Nilüfer Hatun bir Tekfur kızıydı. Bilecik Tekfuru’nun oğluna nişanlıydı ama gönlünü Orhan Gazi’ye kaptırmıştı.

Söğüt Bilecik’in bir ilçesidir. Bu küçük ilçe Osmanlı Beyliğine başkentlik etti. Üç kıtaya hükmeden büyük Osmanlı İmparatorluğu Söğüt’ün koynunda doğdu. Türkler’in Anadolu da kurdukları Selçuklu Devleti, varlığını iki yüz yıl sürdürdükten sonra, doğudan gelen Moğol akınlarıyla sarsılmış, zayıflamış, sonunda bir çok küçük beyliklere bölünmüştü.

Sayıları on ikiye ulaşan bu beyliklerden her birisi kendi bölgelerinde egemen olamya çalışıyorlardı. Bunların içinde en küçüğü Söğüt’teki Osmanlı Beyliği idi.
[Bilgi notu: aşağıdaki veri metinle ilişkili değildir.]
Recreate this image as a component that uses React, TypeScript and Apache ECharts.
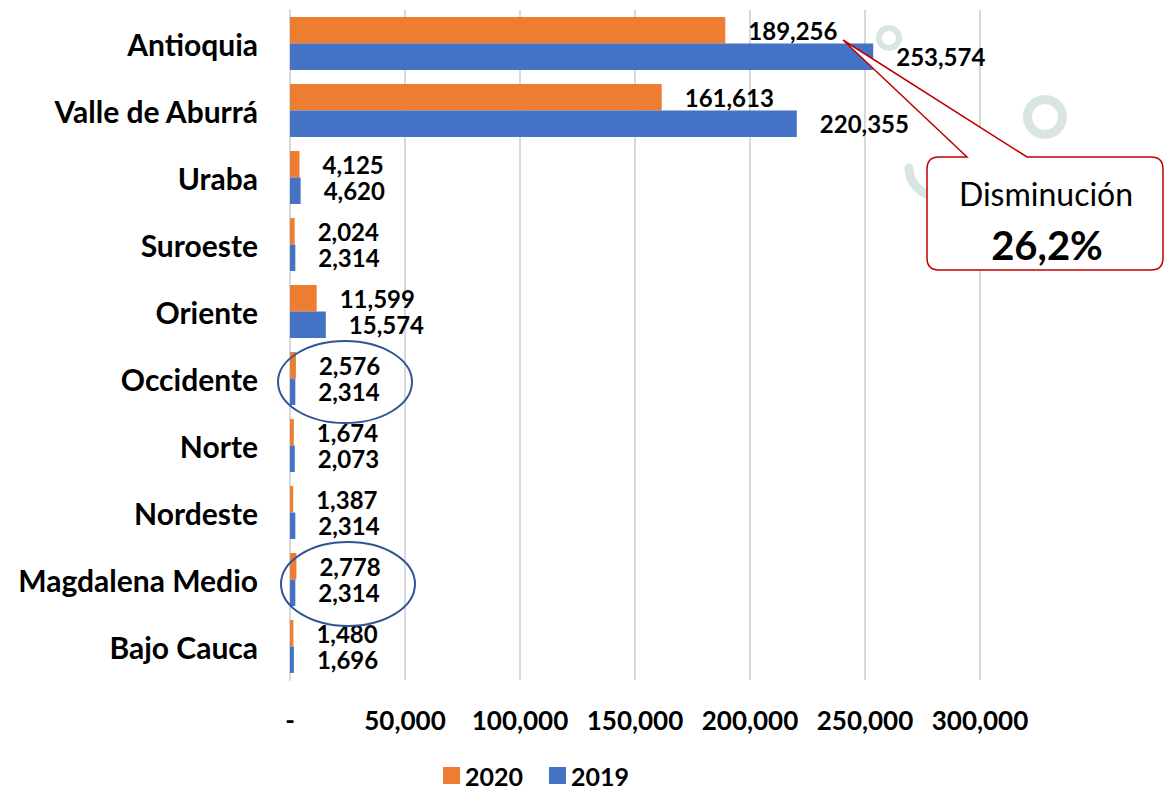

Bilecik’le Eskişehir dolaylarında daha çok Bizanslılarla uğraşıp duruyorlardı. Bu beyliğin hemen hemen üç yanı Bizans topraklarıyla çevriliydi.

Bizans kasaba ve şehirlerinin başında “tekfur” adı verilen beyler vardı. Bunlar İstanbul’da bulunan Bizans İmparatorluğuna bağlı idiler ama gerçekte kendi başlarına buyruktular. Halktan vergi alırlar, asker toplarlardı. Çoğu çok zalimdi. Kendi halklarına yapmadıkları kötülük kalmazdı. Dinleri ayrı olduğu halde. Osmanlıları bir kurtarıcı olarak kabul eden çok sayıda Bizanslı vardı. Osmanlı Beyliğinin başkanı Osman Bey ve adamları adaletli davranıyor, halkı ezmemeye özen gösteriyorlardı.

O sıralar Osman Bey’le Bilecik tekfuru arasında dostluk vardı ama tekfur Osman Bey’i tuzağa düşürmek için sinsice planlar yapıp duruyordu.

Bilecik tekfuru, oğlunu Yarhisar tekfurunun güzel kızı Nilüfer’le nişanlamıştı. Yakında düğün yapılacaktı. Tekfur bu düğüne Osman Bey’le adamlarını da çağırdı. Ama bir başka tekfur, Osman Bey “Sakın düğüne katılmayın. Bilecik tekfuru pusu kurdurup sizi öldürtecek.” Diye haber yolladı. Bunun üzerine Osman Bey’de Bilecik tekfurunu ve Bilecik’i ele geçirmek için başka bir plan hazırladı.

Bu planın içinde Bilecik’e gelin gidecek olan Nilüfer’in kaçırılması da düşünülmüştü. Çünkü Osman Bey’in kulağına henüz on yedi yaşında olan oğlu Orhan’ın Nilüfer’e gönlünü kaptırdığı fısıldanmıştı. Bu şöyle olmuştu:

Yakışıklı ve gözü pek bir delikanlı olan Orhan Bey, Bir gün Yarhisar’ın önünden geçiyordu. O sırada hisarın önündeki kuyudan dünya güzeli genç bir kız su çekiyordu. Birbirlerine bakıştılar. O anda ikisinin de gönlünde bir kıvılcım tutuştu.